For Ng’weno, training at Harvard, the world most prestigious business school that has produced some of the world’s biggest entrepreneurs played a part in shaping her into a shrewd entrepreneur. “Harvard is a great place to be challenged and to grow intellectually,” she says. “I’m sure it has contributed to my life in many different ways, which is the purpose of a good university education.”
Tenacity appears to run in the family. Her father, Hillary Ng’weno, was the owner and editor of the Weekly Review, Kenya’s first independent news magazine. He was a ground-breaker in lively and objective journalism. Ng’weno had a degree in mathematics and nuclear physics from Harvard. Fleur, her mother, is a naturalist and expert on bird life. She ran the Rainbow Magazine for children in the 1970s and 1980s.
So what does it take to be a great entrepreneur? Amolo Ng’weno says it is simply taking advantage of an opportunity when it presents itself and surviving disasters, so you are still there to fight another day.

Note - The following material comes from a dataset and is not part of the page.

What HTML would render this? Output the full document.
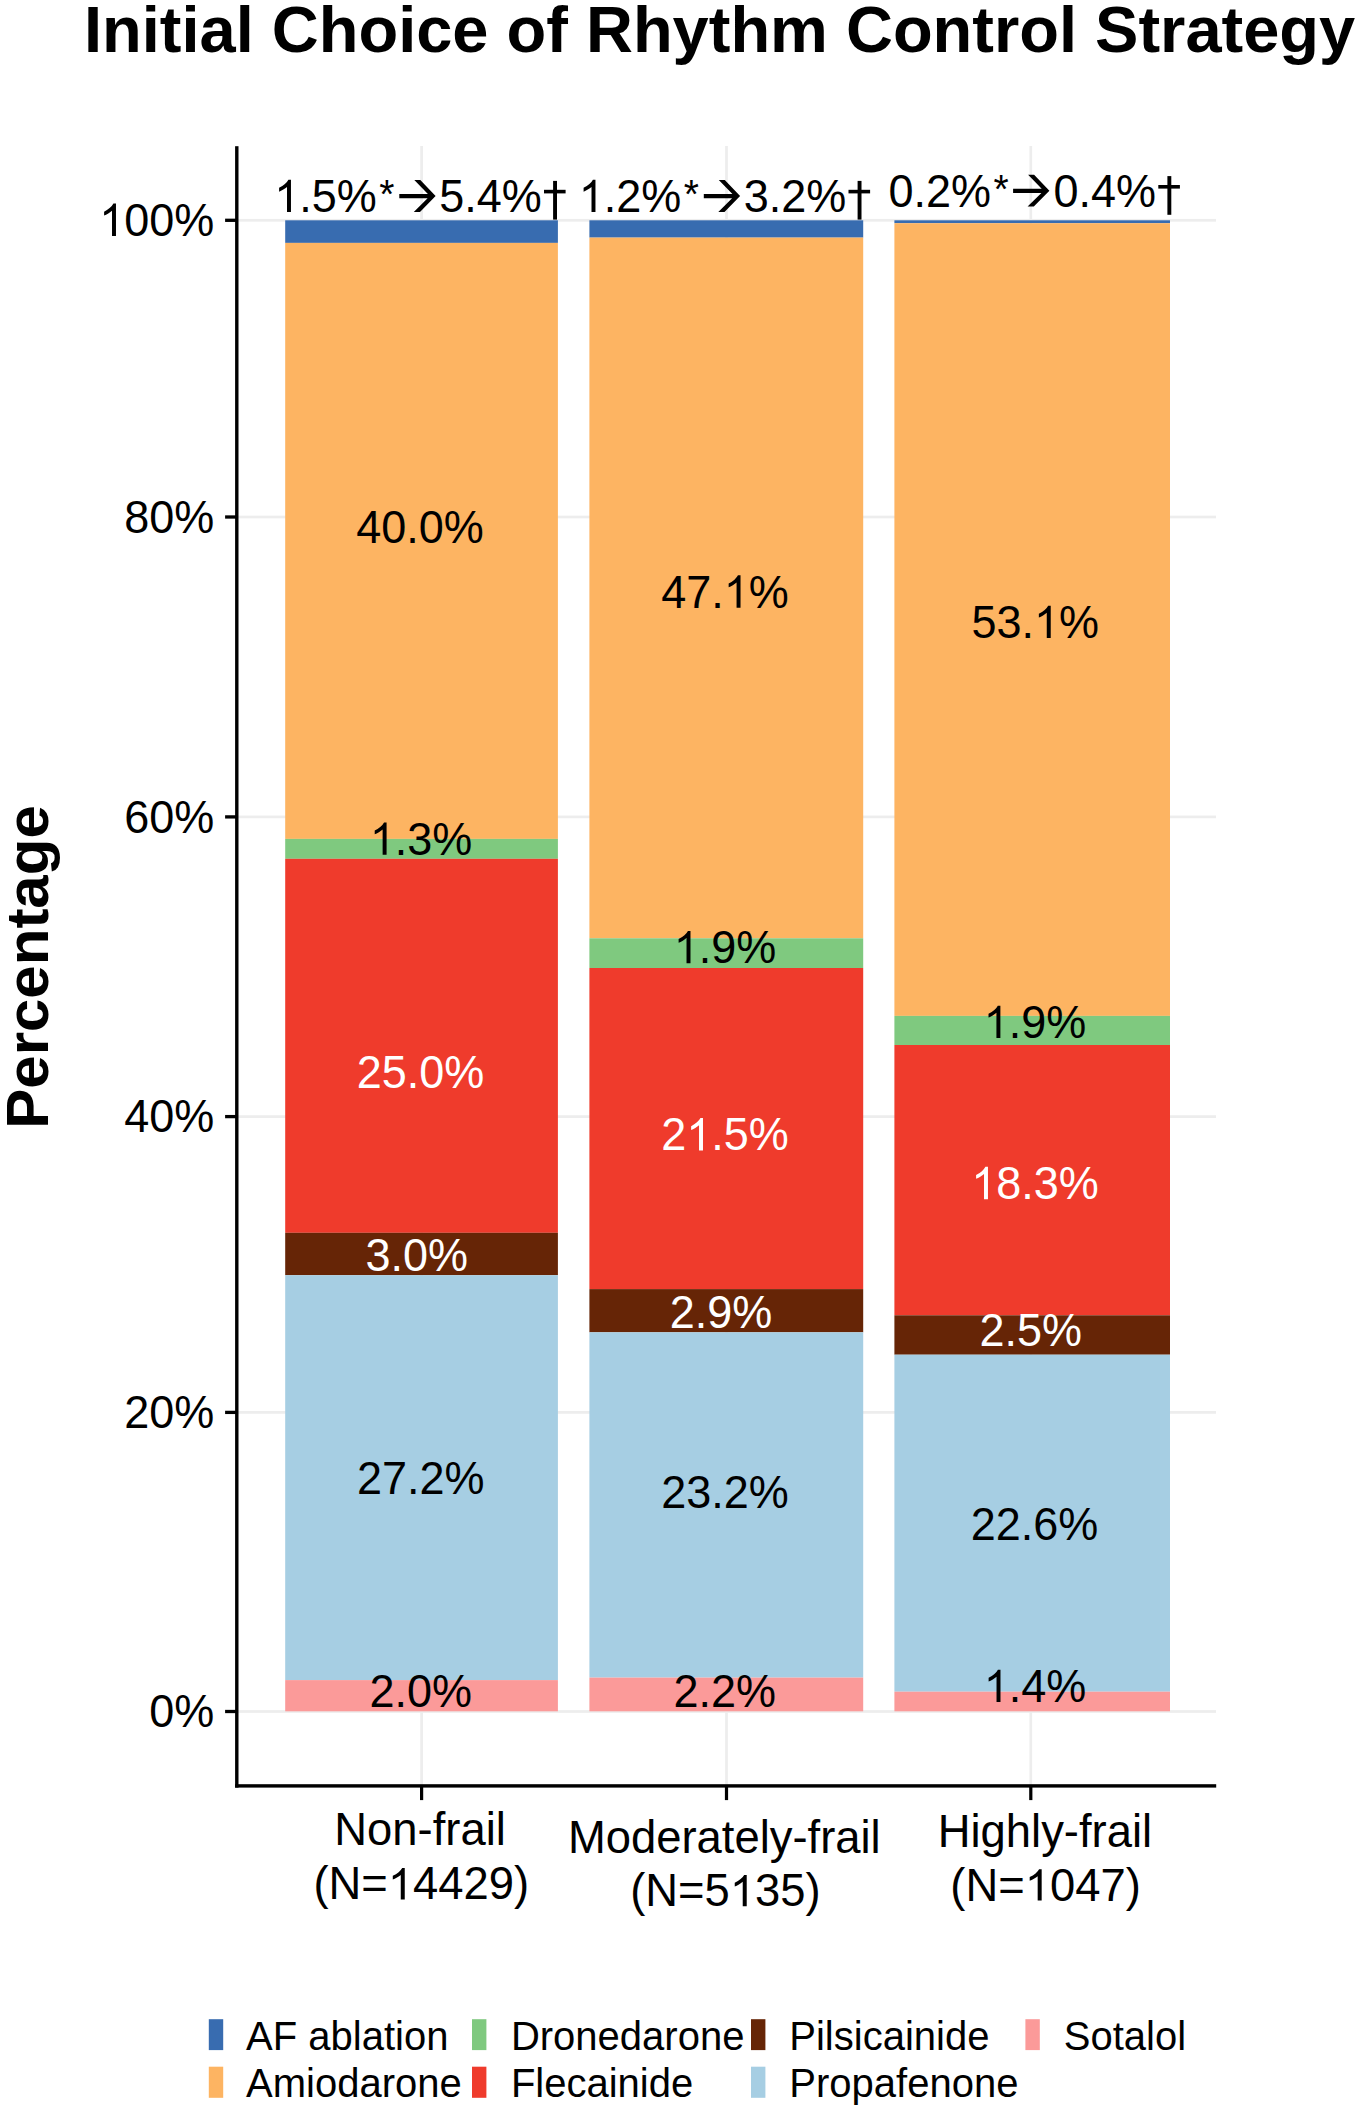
<!DOCTYPE html>
<html><head><meta charset="utf-8"><title>Initial Choice of Rhythm Control Strategy</title>
<style>html,body{margin:0;padding:0;background:#fff}svg{display:block}text{font-family:"Liberation Sans",sans-serif;fill:#000}.b{font-weight:bold}.w{fill:#fff}.m{text-anchor:middle}.e{text-anchor:end}</style></head><body>
<svg width="1360" height="2111" viewBox="0 0 1360 2111">
<defs><path id="o" d="M763 0H583V1147Q518 1085 412.5 1023T223 930V1104Q374 1175 487 1276T647 1472H763Z"/></defs>
<rect width="1360" height="2111" fill="#fff"/>
<text class="b" transform="translate(84,52.4) scale(1,1.0)" font-size="65">Initial Choice of Rhythm Control Strategy</text>
<rect x="237" y="218.95" width="979" height="2.7" fill="#EDEDED"/>
<rect x="237" y="515.65" width="979" height="2.7" fill="#EDEDED"/>
<rect x="237" y="815.55" width="979" height="2.7" fill="#EDEDED"/>
<rect x="237" y="1115.25" width="979" height="2.7" fill="#EDEDED"/>
<rect x="237" y="1411.05" width="979" height="2.7" fill="#EDEDED"/>
<rect x="237" y="1710.15" width="979" height="2.7" fill="#EDEDED"/>
<rect x="420.25" y="146" width="2.7" height="1639" fill="#EDEDED"/>
<rect x="725.15" y="146" width="2.7" height="1639" fill="#EDEDED"/>
<rect x="1029.45" y="146" width="2.7" height="1639" fill="#EDEDED"/>
<rect x="285.2" y="220.3" width="272.7" height="22.6" fill="#386CB0"/>
<rect x="285.2" y="242.9" width="272.7" height="596.0" fill="#FDB462"/>
<rect x="285.2" y="838.9" width="272.7" height="19.9" fill="#7FC97F"/>
<rect x="285.2" y="858.8" width="272.7" height="374.0" fill="#EF3B2C"/>
<rect x="285.2" y="1232.8" width="272.7" height="42.4" fill="#662506"/>
<rect x="285.2" y="1275.2" width="272.7" height="404.9" fill="#A6CEE3"/>
<rect x="285.2" y="1680.1" width="272.7" height="31.2" fill="#FB9A99"/>
<rect x="589.4" y="220.3" width="273.8" height="17.3" fill="#386CB0"/>
<rect x="589.4" y="237.6" width="273.8" height="700.7" fill="#FDB462"/>
<rect x="589.4" y="938.3" width="273.8" height="29.7" fill="#7FC97F"/>
<rect x="589.4" y="968.0" width="273.8" height="321.1" fill="#EF3B2C"/>
<rect x="589.4" y="1289.1" width="273.8" height="43.2" fill="#662506"/>
<rect x="589.4" y="1332.3" width="273.8" height="345.3" fill="#A6CEE3"/>
<rect x="589.4" y="1677.6" width="273.8" height="33.7" fill="#FB9A99"/>
<rect x="894.4" y="220.3" width="275.6" height="2.9" fill="#386CB0"/>
<rect x="894.4" y="223.2" width="275.6" height="792.7" fill="#FDB462"/>
<rect x="894.4" y="1015.9" width="275.6" height="29.1" fill="#7FC97F"/>
<rect x="894.4" y="1045.0" width="275.6" height="270.3" fill="#EF3B2C"/>
<rect x="894.4" y="1315.3" width="275.6" height="39.4" fill="#662506"/>
<rect x="894.4" y="1354.7" width="275.6" height="337.0" fill="#A6CEE3"/>
<rect x="894.4" y="1691.7" width="275.6" height="19.6" fill="#FB9A99"/>
<rect x="235.1" y="146.2" width="3.4" height="1641.4" fill="#000"/>
<rect x="235.1" y="1784.2" width="981.1" height="3.4" fill="#000"/>
<rect x="225.1" y="218.65" width="11" height="3.3" fill="#000"/>
<use href="#o" transform="translate(99.21,235.9) scale(0.02197,-0.02197)"/>
<text transform="translate(124.23,235.9) scale(1,1.04)" font-size="45">00%</text>
<rect x="225.1" y="515.35" width="11" height="3.3" fill="#000"/>
<text class="e" transform="translate(214.3,532.6) scale(1,1.04)" font-size="45">80%</text>
<rect x="225.1" y="815.25" width="11" height="3.3" fill="#000"/>
<text class="e" transform="translate(214.3,832.5) scale(1,1.04)" font-size="45">60%</text>
<rect x="225.1" y="1114.95" width="11" height="3.3" fill="#000"/>
<text class="e" transform="translate(214.3,1132.2) scale(1,1.04)" font-size="45">40%</text>
<rect x="225.1" y="1410.75" width="11" height="3.3" fill="#000"/>
<text class="e" transform="translate(214.3,1428.0) scale(1,1.04)" font-size="45">20%</text>
<rect x="225.1" y="1709.85" width="11" height="3.3" fill="#000"/>
<text class="e" transform="translate(214.3,1727.1) scale(1,1.04)" font-size="45">0%</text>
<rect x="420.0" y="1785" width="3.2" height="15.1" fill="#000"/>
<rect x="724.9" y="1785" width="3.2" height="15.1" fill="#000"/>
<rect x="1029.2" y="1785" width="3.2" height="15.1" fill="#000"/>
<text class="b m" transform="translate(48,967) rotate(-90) scale(1,1.0)" font-size="60">Percentage</text>
<text class="m" transform="translate(420.1,1845.3) scale(1,1.0)" font-size="45.4">Non-frail</text>
<use href="#o" transform="translate(387.83,1899.4) scale(0.02217,-0.02133)"/>
<text transform="translate(313.41,1899.4) scale(1,1.005)" font-size="45.4">(N=</text>
<text transform="translate(413.08,1899.4) scale(1,1.005)" font-size="45.4">4429)</text>
<text class="m" transform="translate(724.3,1852.5) scale(1,1.0)" font-size="45.4">Moderately-frail</text>
<use href="#o" transform="translate(729.80,1906.3) scale(0.02217,-0.02133)"/>
<text transform="translate(630.13,1906.3) scale(1,1.005)" font-size="45.4">(N=5</text>
<text transform="translate(755.05,1906.3) scale(1,1.005)" font-size="45.4">35)</text>
<text class="m" transform="translate(1044.9,1846.5) scale(1,1.0)" font-size="45.4">Highly-frail</text>
<use href="#o" transform="translate(1024.75,1900.6) scale(0.02217,-0.02133)"/>
<text transform="translate(950.33,1900.6) scale(1,1.005)" font-size="45.4">(N=</text>
<text transform="translate(1050.00,1900.6) scale(1,1.005)" font-size="45.4">047)</text>
<text class="m" transform="translate(420,542.9) scale(1,1.04)" font-size="45">40.0%</text>
<use href="#o" transform="translate(723.76,607.7) scale(0.02197,-0.02197)"/>
<text transform="translate(661.20,607.7) scale(1,1.04)" font-size="45">47.</text>
<text transform="translate(748.79,607.7) scale(1,1.04)" font-size="45">%</text>
<use href="#o" transform="translate(1033.96,638.0) scale(0.02197,-0.02197)"/>
<text transform="translate(971.40,638.0) scale(1,1.04)" font-size="45">53.</text>
<text transform="translate(1058.99,638.0) scale(1,1.04)" font-size="45">%</text>
<use href="#o" transform="translate(369.82,854.8) scale(0.02197,-0.02197)"/>
<text transform="translate(394.84,854.8) scale(1,1.04)" font-size="45">.3%</text>
<use href="#o" transform="translate(673.72,963.3) scale(0.02197,-0.02197)"/>
<text transform="translate(698.74,963.3) scale(1,1.04)" font-size="45">.9%</text>
<use href="#o" transform="translate(983.62,1038.0) scale(0.02197,-0.02197)"/>
<text transform="translate(1008.64,1038.0) scale(1,1.04)" font-size="45">.9%</text>
<text class="m w" transform="translate(420.5,1087.9) scale(1,1.04)" font-size="45">25.0%</text>
<use href="#o" fill="#fff" transform="translate(686.23,1150.4) scale(0.02197,-0.02197)"/>
<text class="w" transform="translate(661.20,1150.4) scale(1,1.04)" font-size="45">2</text>
<text class="w" transform="translate(711.26,1150.4) scale(1,1.04)" font-size="45">.5%</text>
<use href="#o" fill="#fff" transform="translate(971.20,1199.2) scale(0.02197,-0.02197)"/>
<text class="w" transform="translate(996.23,1199.2) scale(1,1.04)" font-size="45">8.3%</text>
<text class="m w" transform="translate(416.8,1271.4) scale(1,1.04)" font-size="45">3.0%</text>
<text class="m w" transform="translate(720.9,1328.1) scale(1,1.04)" font-size="45">2.9%</text>
<text class="m w" transform="translate(1030.7,1346) scale(1,1.04)" font-size="45">2.5%</text>
<text class="m" transform="translate(420.7,1493.6) scale(1,1.04)" font-size="45">27.2%</text>
<text class="m" transform="translate(725,1508.2) scale(1,1.04)" font-size="45">23.2%</text>
<text class="m" transform="translate(1034.5,1540.3) scale(1,1.04)" font-size="45">22.6%</text>
<text class="m" transform="translate(420.7,1707) scale(1,1.04)" font-size="45">2.0%</text>
<text class="m" transform="translate(724.7,1706.7) scale(1,1.04)" font-size="45">2.2%</text>
<use href="#o" transform="translate(983.72,1702) scale(0.02197,-0.02197)"/>
<text transform="translate(1008.74,1702) scale(1,1.04)" font-size="45">.4%</text>
<use href="#o" transform="translate(274.20,212.1) scale(0.02197,-0.02197)"/>
<text transform="translate(299.23,212.1) scale(1,1.04)" font-size="45">.5%</text>
<text transform="translate(379.2,207.5) scale(1,1.04)" font-size="39">*</text>
<polygon points="414.3,180.0 420.3,180.0 435.6,196.1 420.0,211.9 413.8,211.9 427.6,198.2 399.3,198.2 399.3,194.0 427.9,194.0"/>
<text transform="translate(439.2,212.1) scale(1,1.04)" font-size="45">5.4%</text>
<rect x="553.1" y="180.9" width="3.9" height="38.7"/>
<rect x="544.0" y="189.8" width="21.6" height="3.6"/>
<use href="#o" transform="translate(578.70,212.1) scale(0.02197,-0.02197)"/>
<text transform="translate(603.73,212.1) scale(1,1.04)" font-size="45">.2%</text>
<text transform="translate(683.7,207.5) scale(1,1.04)" font-size="39">*</text>
<polygon points="718.8,180.0 724.8,180.0 740.1,196.1 724.5,211.9 718.3,211.9 732.1,198.2 703.8,198.2 703.8,194.0 732.4,194.0"/>
<text transform="translate(743.7,212.1) scale(1,1.04)" font-size="45">3.2%</text>
<rect x="857.6" y="180.9" width="3.9" height="38.7"/>
<rect x="848.5" y="189.8" width="21.6" height="3.6"/>
<text transform="translate(888.5,207.3) scale(1,1.04)" font-size="45">0.2%</text>
<text transform="translate(993.5,202.7) scale(1,1.04)" font-size="39">*</text>
<polygon points="1028.1,174.7 1034.1,174.7 1049.4,190.8 1033.8,206.6 1027.6,206.6 1041.4,192.9 1013.1,192.9 1013.1,188.7 1041.7,188.7"/>
<text transform="translate(1053.5,207.3) scale(1,1.04)" font-size="45">0.4%</text>
<rect x="1167.4" y="176.1" width="3.9" height="38.7"/>
<rect x="1158.3" y="185.0" width="21.6" height="3.6"/>
<rect x="208.8" y="2019.2" width="14.4" height="30.9" fill="#386CB0"/>
<text transform="translate(246.1,2049.5) scale(1,1.0)" font-size="40">AF ablation</text>
<rect x="208.8" y="2066.7" width="14.4" height="31.1" fill="#FDB462"/>
<text transform="translate(246.1,2097.1) scale(1,1.0)" font-size="40">Amiodarone</text>
<rect x="472.0" y="2019.2" width="14.4" height="30.9" fill="#7FC97F"/>
<text transform="translate(510.9,2049.5) scale(1,1.0)" font-size="40">Dronedarone</text>
<rect x="472.0" y="2066.7" width="14.4" height="31.1" fill="#EF3B2C"/>
<text transform="translate(510.9,2097.1) scale(1,1.0)" font-size="40">Flecainide</text>
<rect x="751.0" y="2019.2" width="14.4" height="30.9" fill="#662506"/>
<text transform="translate(789.3,2049.5) scale(1,1.0)" font-size="40">Pilsicainide</text>
<rect x="751.0" y="2066.7" width="14.4" height="31.1" fill="#A6CEE3"/>
<text transform="translate(789.3,2097.1) scale(1,1.0)" font-size="40">Propafenone</text>
<rect x="1025.4" y="2019.2" width="14.4" height="30.9" fill="#FB9A99"/>
<text transform="translate(1063.8,2049.5) scale(1,1.0)" font-size="40">Sotalol</text>
</svg></body></html>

In a patriarchal society like Africa, where men dominate business and leadership, success stories like Ng’weno’s are rare. You may wonder if being a woman has worked against her in business.
“People usually think it would be a disadvantage. But I’d say I was raised to see the potential in each individual, regardless of their sex or social background. And I think that’s what I’ve also found in my dealings with others.”
Tall and endowed with an African female figure, Ng’weno does not cut the image of a tech nerd. She’s easy in her attire and conservative in her use of jargon. Unlike the noisy tech types Ng’weno, who loves horses, talks as if it is not her job to be audible, yours to listen carefully.
On a warm Wednesday in Nairobi, she paces in her hi-tech office to oversee the Kenya National Library Services e-books project is completed on time. She is undeterred by road construction noises outside, which includes a huge trench outside her office building. It means she has to park her car 300 meters away and walk through the mess of rubble, earth, man and machine.
“Right now I’m too busy for hobbies,” she says when asked if she finds time for leisure. “Given the Nairobi traffic situation, maybe I will say, sitting in traffic listening to radio while doing email on my laptop computer. Our car was imported from Japan and can only get two stations so I listen to Ghetto Radio (a Nairobi radio station that broadcasts in local slang known as sheng) a lot.”
To succeed in business, she has learnt to turn what is perceived as her weaknesses on their heads. It all depends on how you look at strengths and weaknesses, she says.
“I am frequently told I’m impatient but I regard this more of a strength than a weakness. Similarly I can be detail-oriented and meticulous, which my staff complain about, but I think I’ve found a line of work in which that is, again, a strength rather than a weakness. Overall, I think most attributes can be strengths in some circumstances and weaknesses in others and the trick is to find the right combination.”
With a meticulous eye for detail backed with zeal for results, it is surprising that a team with Ng’weno on its side could go wrong. Yet, while running Africa Online, she realized that even IT wizards can make terrible miscalculations.
“We had acquired a company in Zimbabwe but we failed to take into account that our corporate cultures were very different,” she recalls. “Their IT people could not get on with our customer service people. Within a month most of their staff had resigned, taking with them most of their customers.”
Africa Online ended up paying money in Zimbabwe but getting next to nothing in return. “This,” Ng’weno says with a shy smile, “was a big lesson in thinking about corporate culture issues.”
Many more big lessons surely await the comeback kid in Kenya’s tough and competitive digital world.